Note: with objects that large you may find that even culling and unculling them will take a time hit. Some people have this problem with Mythruna where even when the scene is fully loaded, just looking around can cause significant frame lag as things come into and out of view again.

Ben1 · April 7, 2014, 10:16pm

I understand 30$ graphics cards could overheat easily, but I mean… we’re not kidding ourselves here, are we? I have a GTX 650 Ti… all the computer case fans are STOPPED (not idling; completely stopped!) and it’s blowing air from the power supply COLDER than the room temperature. My GPU could care less about 2 million vertices. I’ve run the same project with more than 70 million triangles and would still give me 15fps. It’s really the fact that OpenGL doesn’t draw and receive triangles at the same time (like you said, GPU RAM can’t be read and written at the same time I guess). It’s either one or the other, but not both at the same time.

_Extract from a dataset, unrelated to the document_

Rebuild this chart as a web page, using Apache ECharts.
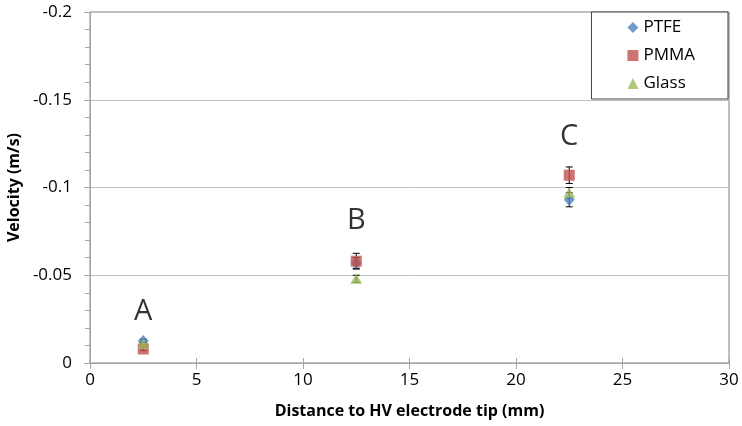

I’m currently trying Normen’s suggestion to attach big mesh models by SMALLER CHUNKS (like instead of batching 50 models, do 5 batches of 10 models) and I’ll also try to upload them to the GPU in 5 different frames instead of all in the same frame to see if it makes a difference and I already know it will, because on some parts of my project, I use the same models but in less instances and it doesn’t hiccup like that.

I’ll post my results here in a few minutes.

pspeed · April 7, 2014, 10:46pm

Yeah… that’s the way it has to be done on OpenGL… that’s the way it has to be done on DirectX… or Xbox… or PS4… or PS3. (Actually on last gen consoles it’s even worse.)

They all have gremlins. It will be nicer for culling anyway.

Here are the changes I made to my local copy of JME. This is in RenderManager:

If you make that change and you don’t see the log message during slow downs then you can be sure it is not OpenGL or Bus related or Gremlins. Otherwise, that’s where the rubber hits the road, essentially. So if copying your 60 MB into the driver, shuffling it across the bus, and readying it for rendering is taking a long time then you will see that output.

I assume you are also using textures. Do they have NoMips specified as part of their mag filter? That could be another thing to try.

Ben1 · April 8, 2014, 12:33am

Hi again, thank you for continuing to provide additional information, Paul.

Concerning mipmaps, see OP:

@.Ben. said: I also read that some people got lucky by not generating mipmaps for textures, but it doesn't change anything in my case (only got 3 textures as of yet).

I tried different solutions concerning the mipmap generation, but it’s not affecting the issue at all. My video card must be too fast for this to even make a difference. In my mind it’s absolutely not the bandwidth, but it’s really the VRAM that was written too much at the same time (too many triangles sent to it in the same frame). I have succesfully implemented what @normen said: make smaller chunks (e.g. 5 batches of 10 models each instead 1 batch of 50 models) and so I made a Callable thread generate the vertices (for the 10 models) and return the Node (batched of course) to the update loop and in the update loop, once any thread isDone() I attach the resulting Node. I make the program breathe by only starting a new concurrent thread every 500ms and so what happens is that twice a second, you can see lines of 10 models progressively filling up the space until all the 50ish models are all attached. No more hiccups and +70fps (well… to be honest, it still drops to like 40fps while it attaches the models, but hey… it’s only for 2.5 seconds so WTH… who cares, it’s playable now!)

Thank you Paul and Normen, your support is very appreciated. I gave you +1 too Paul, because you still contributed.

THE MORALE is: Do not attempt to attach more than like 100000 triangles in a single update frame or you WILL get a fps hiccup, so try to be smart about it and split the attachments in smaller batches of geometries.

Thx.